Redignificado primero y estilizado luego de la mano de Carlos Gardel y Alfredo Le Pera, a mediados del siglo XX el tango se encuentra con los grandes poetas de nombres greco latinos, los grandes intérpretes, los grandes cantores, los grandes arregladores, y –finalmente– con el excelso mutante que le pondrá el broche de oro y cerrará el ciclo: Astor Piazzolla.
Todo lo que vino después, han sido variaciones sobre los mismos temas, ya sea sobre el proto-tango, sobre el tango clásico de los cuarenta, o sobre el neo tango de los sesenta.
Y a pesar de que los tiempos han cambiado muchísimo, parte de las nuevas generaciones ha venido sumándose a las huestes tangueras, manteniendo viva esta música ciudadana del Río de la Plata.
La música del tango es tan original, auténtica y representativa, que junto con el jazz (otra forma musical que ha cerrado ya su ciclo) ya forma parte del corpus clásico de la mezzomúsica universal.

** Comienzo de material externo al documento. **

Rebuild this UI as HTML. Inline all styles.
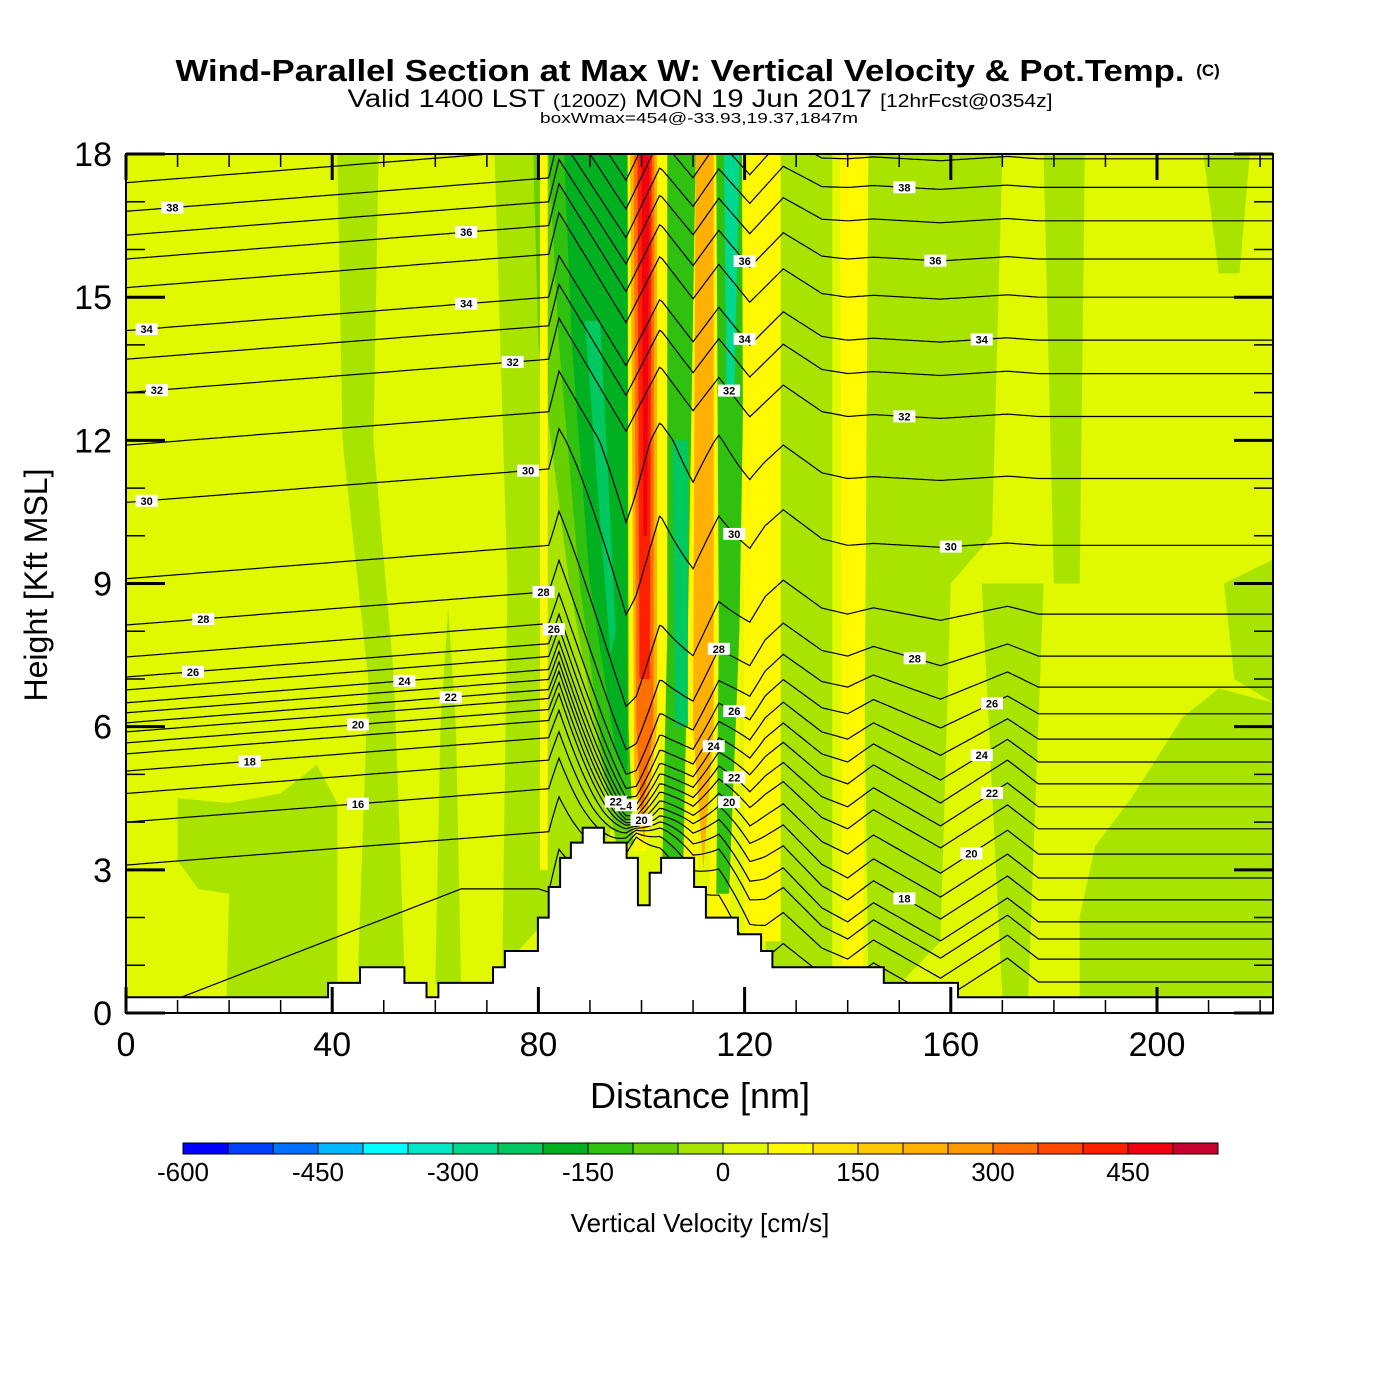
<!DOCTYPE html>
<html><head><meta charset="utf-8"><style>
html,body{margin:0;padding:0;background:#fff;}
svg{display:block;font-family:"Liberation Sans",sans-serif;}
</style></head><body>
<svg id="chart" width="1400" height="1400" viewBox="0 0 1400 1400">
<rect width="1400" height="1400" fill="#fff"/>
<text x="680" y="81" font-size="31" font-weight="bold" text-anchor="middle" textLength="1009" lengthAdjust="spacingAndGlyphs">Wind-Parallel Section at Max W: Vertical Velocity &amp; Pot.Temp.</text>
<text x="1208" y="76" font-size="17" font-weight="bold" text-anchor="middle">(C)</text>
<text x="700" y="107" font-size="25" text-anchor="middle" textLength="705" lengthAdjust="spacingAndGlyphs">Valid 1400 LST <tspan font-size="18">(1200Z)</tspan> MON 19 Jun 2017 <tspan font-size="18">[12hrFcst@0354z]</tspan></text>
<text x="699" y="123" font-size="15" text-anchor="middle" textLength="318" lengthAdjust="spacingAndGlyphs">boxWmax=454@-33.93,19.37,1847m</text>
<defs><clipPath id="plotclip"><rect x="126" y="154" width="1147" height="859"/></clipPath></defs>
<g id="plot" clip-path="url(#plotclip)"></g>
<g id="axes"></g>
<g id="cbar"></g>
<text x="700" y="1108" font-size="36" text-anchor="middle">Distance [nm]</text>
<text transform="translate(47,585) rotate(-90)" font-size="32" text-anchor="middle">Height [Kft MSL]</text>
<text x="700" y="1232" font-size="26" text-anchor="middle">Vertical Velocity [cm/s]</text>
</svg>
<script>
// ---- data ----
const binEdges = [-600,-550,-500,-450,-400,-350,-300,-250,-200,-150,-100,-50,0,50,100,150,200,250,300,350,400,450,500,550];
const binColors = ["#0000ff","#0040ff","#0070ff","#00b8ff","#00ffff","#00e8c8","#00d890","#00c860","#00b020","#30c010","#68d000","#a8e400","#e0f800","#fff800","#ffe000","#ffc800","#ffb000","#ff9800","#ff7000","#ff4800","#ff2000","#f00010","#c80030"];
const cbarTicks = [-600,-450,-300,-150,0,150,300,450];
const xTicks = [0,40,80,120,160,200];
const yTicks = [0,3,6,9,12,15,18];
const bgValue = 25;
const fieldValues = [-25,-25,-25,-25,-25,-25,-25,-25,-25,-25,-25,-75,-125,-175,-225,75,75,225,325,425,475,75,-125,-225,225,75,-125,-275,225,75,75];
const fieldShapes = [
 [[10,4.5],[20,4.4],[30,4.6],[37,5.2],[41,4.4],[41,0.33],[19.5,0.33],[20,2.5],[14,2.6],[10,3.2]],
 [[41,18],[49,18],[48,12],[52,7],[54,0.9],[45,0.9],[47,7],[42,12]],
 [[60,0.6],[65,0.6],[64,6],[62.5,8.5],[61,6]],
 [[71.5,18],[84,18],[90,9],[95,4],[93,3.6],[82,2.0],[76,1.3],[73,0.9],[74,9]],
 [[125,18],[137,18],[137,0.9],[124,0.9],[126,9]],
 [[143,18],[170,18],[168,10],[160,9],[158,1.5],[150,0.6],[144,0.6],[143,9]],
 [[166,9],[178,9],[175,0.33],[170,0.33]],
 [[185,0.33],[222.5,0.33],[222.5,6.5],[212,6.8],[205,6.2],[195,4.5],[188,3.5],[185,2]],
 [[178,18],[186,18],[185,9],[180,9]],
 [[209,18],[218,18],[216,15.5],[212,15.5]],
 [[213,9],[222.5,9.5],[222.5,6.5],[215,7]],
 [[79,18],[99,18],[99,3.5],[95,3.6],[86,9],[80,14]],
 [[82,18],[98,18],[98,4.1],[96,4],[93,5],[88,9],[84,14]],
 [[85,18],[97.3,18],[97.3,5],[95,5.5],[90,9],[86.5,14]],
 [[89,14.5],[92,14.5],[95,8],[94,7.5]],
 [[80.3,18],[81.8,18],[81.8,3],[80.3,3]],
 [[97.3,18],[104,18],[104,6],[101,3.4],[98.5,3.4],[97.5,6]],
 [[97.8,18],[103,18],[103,6],[100.5,3.6],[98.6,5]],
 [[98.5,18],[102.5,18],[102.3,6],[100,4.0],[99,6]],
 [[99.2,18],[102,18],[101.6,7],[99.6,7]],
 [[100,18],[101.5,18],[101.1,10],[100.4,10]],
 [[104,18],[111,18],[111,3],[104,3]],
 [[105,18],[110.5,18],[109,8],[108,2.5],[104,3],[105,8]],
 [[106,12],[109,12],[109,6],[106.5,6]],
 [[110.5,18],[114.5,18],[114,6],[112,3],[110,6]],
 [[114,18],[121,18],[119,6],[117,2],[113,2],[114,6]],
 [[114.5,18],[120.5,18],[119,8],[117,2.5],[114.5,2.5],[115,8]],
 [[116,18],[119,18],[118,13],[116.5,13]],
 [[120.5,18],[125.5,18],[126,8],[124,3.5],[121,3],[120,8]],
 [[119.5,18],[127,18],[127,1.5],[120,1.5]],
 [[138.5,18],[144,18],[143,1],[139,1]]
];
const terrainDist = [0,39.2,45.4,54,58.3,60.6,71.2,73.5,79.9,82.0,84.2,86.3,88.6,92.7,97.1,99.3,101.6,103.8,110.2,112.5,118.7,123.2,125.4,147.0,161.4,222.5];
const terrainHeight = [0.33,0.63,0.96,0.63,0.33,0.63,0.96,1.3,2.0,2.64,3.25,3.57,3.88,3.57,3.25,2.26,2.94,3.25,2.64,2.0,1.65,1.3,0.96,0.63,0.33];
const thetaLevels = [14,15,16,17,18,19,20,21,22,23,24,25,26,27,28,29,30,31,32,33,34,35,36,37,38,39,40];
const thetaLeft = [0.3,3.1,4.0,4.6,5.07,5.43,5.66,5.89,6.08,6.29,6.5,6.77,7.04,7.46,8.13,9.1,10.7,11.9,13.0,13.7,14.3,15.2,15.8,16.3,16.8,17.4,18.0];
const thetaRight = [0.65,1.13,1.55,1.91,2.37,2.83,3.33,3.86,4.32,4.8,5.26,5.74,6.27,6.83,7.48,8.36,9.8,11.2,12.5,13.4,14.1,15.0,15.8,16.6,17.3,17.9,18.5];
const labelLevels = [38,34,32,30,28,26,24,22,20,18,16,14,38,36,34,32,30,28,26,24,22,20,18,36,34,32,30,28,26,24,22,20,36,34,32,30,28,26,24,22,20];
const labelDist = [9,4,6,4,15,13,54,63,45,24,45,10,151,157,166,151,160,153,168,166,168,164,151,66,66,75,78,81,83,97,95,100,120,120,117,118,115,118,114,118,117];
// ---- scales ----
const X = d => 126 + d*5.155;
const Y = h => 1013 - h*47.72;
const NS = "http://www.w3.org/2000/svg";
function mk(tag, attrs, parent){ const e=document.createElementNS(NS,tag); for(const k in attrs) e.setAttribute(k,attrs[k]); parent.appendChild(e); return e; }
function colorFor(v){ for(let i=0;i<binColors.length;i++){ if(v>=binEdges[i]&&v<binEdges[i+1]) return binColors[i]; } return binColors[binColors.length-1]; }
function interp(pts,x){ if(x<=pts[0][0]) return pts[0][1]; for(let i=1;i<pts.length;i++){ if(x<=pts[i][0]){ const a=pts[i-1],b=pts[i]; return a[1]+(b[1]-a[1])*(x-a[0])/(b[0]-a[0]); } } return pts[pts.length-1][1]; }
const plot = document.getElementById('plot');
const bg = mk('rect',{x:126,y:154,width:1147,height:859,fill:colorFor(bgValue)},plot);


fieldShapes.forEach((poly,i)=>{
  const p = mk('polygon',{points:poly.map(q=>X(q[0])+','+Y(q[1])).join(' '),fill:colorFor(fieldValues[i])},plot);
  
  
});
const zig = [[0,0],[82,0],[84,0.9],[97,-1.2],[103.6,0.3],[110,-0.5],[115,0.3],[121,-0.4],[127.5,0.4],[135,0]];
const bump = [[0,0],[140,0],[145,0.4],[158,-0.4],[171,0.5],[177,0],[222.5,0]];
function lineH(i,x){
  const hl=thetaLeft[i], hr=thetaRight[i];
  let b;
  if(i===0){
    if(x<=80) b=hl+2.3*Math.min(1,Math.max(0,(x-10)/55));
    else if(x>=140) b=hr; else b=(hl+2.3)+(hr-hl-2.3)*(x-80)/60;
  } else if(x<=82) b=hl+0.7*x/82; else if(x>=140) b=hr; else b=(hl+0.7)+(hr-hl-0.7)*(x-82)/58;
  b += interp(zig,x);
  b += interp(bump,x)*Math.min(1,Math.max(0.1,(10-hr)/5));
  const w = x<99 ? Math.max(0,1-(99-x)/17) : Math.max(0,1-(x-99)/25);
  const k = Math.min(0.92,Math.max(0,(12-b)/8));
  return b*(1-w*k)+3.9*w*k;
}
thetaLevels.forEach((lv,i)=>{
  const pts=[];
  for(let x=0;x<=222.5;x+=0.5) pts.push(X(x).toFixed(1)+','+Y(lineH(i,x)).toFixed(1));
  const pl = mk('polyline',{points:pts.join(' '),fill:'none',stroke:'#000','stroke-width':1.2},plot);
  
  
});
const tp=[[X(0),Y(-1)]];
terrainHeight.forEach((h,i)=>{ tp.push([X(terrainDist[i]),Y(h)]); tp.push([X(terrainDist[i+1]),Y(h)]); });
tp.push([X(222.5),Y(-1)]);
const terr = mk('polygon',{points:tp.map(q=>q[0].toFixed(1)+','+q[1].toFixed(1)).join(' '),fill:'#fff',stroke:'#000','stroke-width':2},plot);


labelLevels.forEach((lv,j)=>{
  const i = thetaLevels.indexOf(lv);
  const x = labelDist[j], h = lineH(i,x);
  if(h < interp(terrainDist.map((d,k)=>[d,terrainHeight[Math.min(k,terrainHeight.length-1)]]),x)+0.2) return;
  const g = mk('g',{},plot);
  
  
  mk('rect',{x:X(x)-11,y:Y(h)-6,width:22,height:12,fill:'#fff'},g);
  const t = mk('text',{x:X(x),y:Y(h)+4,'font-size':11,'font-weight':'bold','text-anchor':'middle'},g);
  t.textContent = lv;
});
const ax = document.getElementById('axes');
const frame = mk('rect',{x:126,y:154,width:1147,height:859,fill:'none',stroke:'#000','stroke-width':2},ax);


for(let d=0; d<=220; d+=10){
  const major = d%40===0, L = major?26:13;
  mk('line',{x1:X(d),y1:1013,x2:X(d),y2:1013-L,stroke:'#000','stroke-width':major?3:1.5},ax);
  mk('line',{x1:X(d),y1:154,x2:X(d),y2:154+L,stroke:'#000','stroke-width':major?3:1.5},ax);
}
for(let h=0; h<=18; h+=1){
  const major = h%3===0, L = major?39:19;
  mk('line',{x1:126,y1:Y(h),x2:126+L,y2:Y(h),stroke:'#000','stroke-width':major?3:1.5},ax);
  mk('line',{x1:1273,y1:Y(h),x2:1273-L,y2:Y(h),stroke:'#000','stroke-width':major?3:1.5},ax);
}
xTicks.forEach(d=>{ const t=mk('text',{x:X(d),y:1056,'font-size':34,'text-anchor':'middle'},ax);   t.textContent=d; });
yTicks.forEach(h=>{ const t=mk('text',{x:112,y:Y(h)+12,'font-size':34,'text-anchor':'end'},ax);   t.textContent=h; });
const cb = document.getElementById('cbar');
const CX = v => 183 + (v+600)*0.9;
binColors.forEach((c,i)=>{
  const r = mk('rect',{x:CX(binEdges[i]),y:1143,width:CX(binEdges[i+1])-CX(binEdges[i]),height:11,fill:c,stroke:'#000','stroke-width':1},cb);
  
  
});
cbarTicks.forEach(v=>{ const t=mk('text',{x:CX(v),y:1181,'font-size':26,'text-anchor':'middle'},cb);   t.textContent=v; });
</script>
</body></html>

Y esa respetabilidad que ha logrado el tango permite seguir interpretando, escuchando y disfrutando una letrística muchas veces políticamente incorrecta, que con una impronta las más de las veces duramente machista, va desde la reivindicación de la violencia de género hasta la franca apología del delito.
Sin embargo, aún en esos casos, la singular belleza de su música y el fervor de su canto hacen olvidar su contenido las más de las veces, y ahí tenemos a cantores y cantoras hablando de cosas que fuera del ámbito artístico son deleznables. Son los misterios del arte.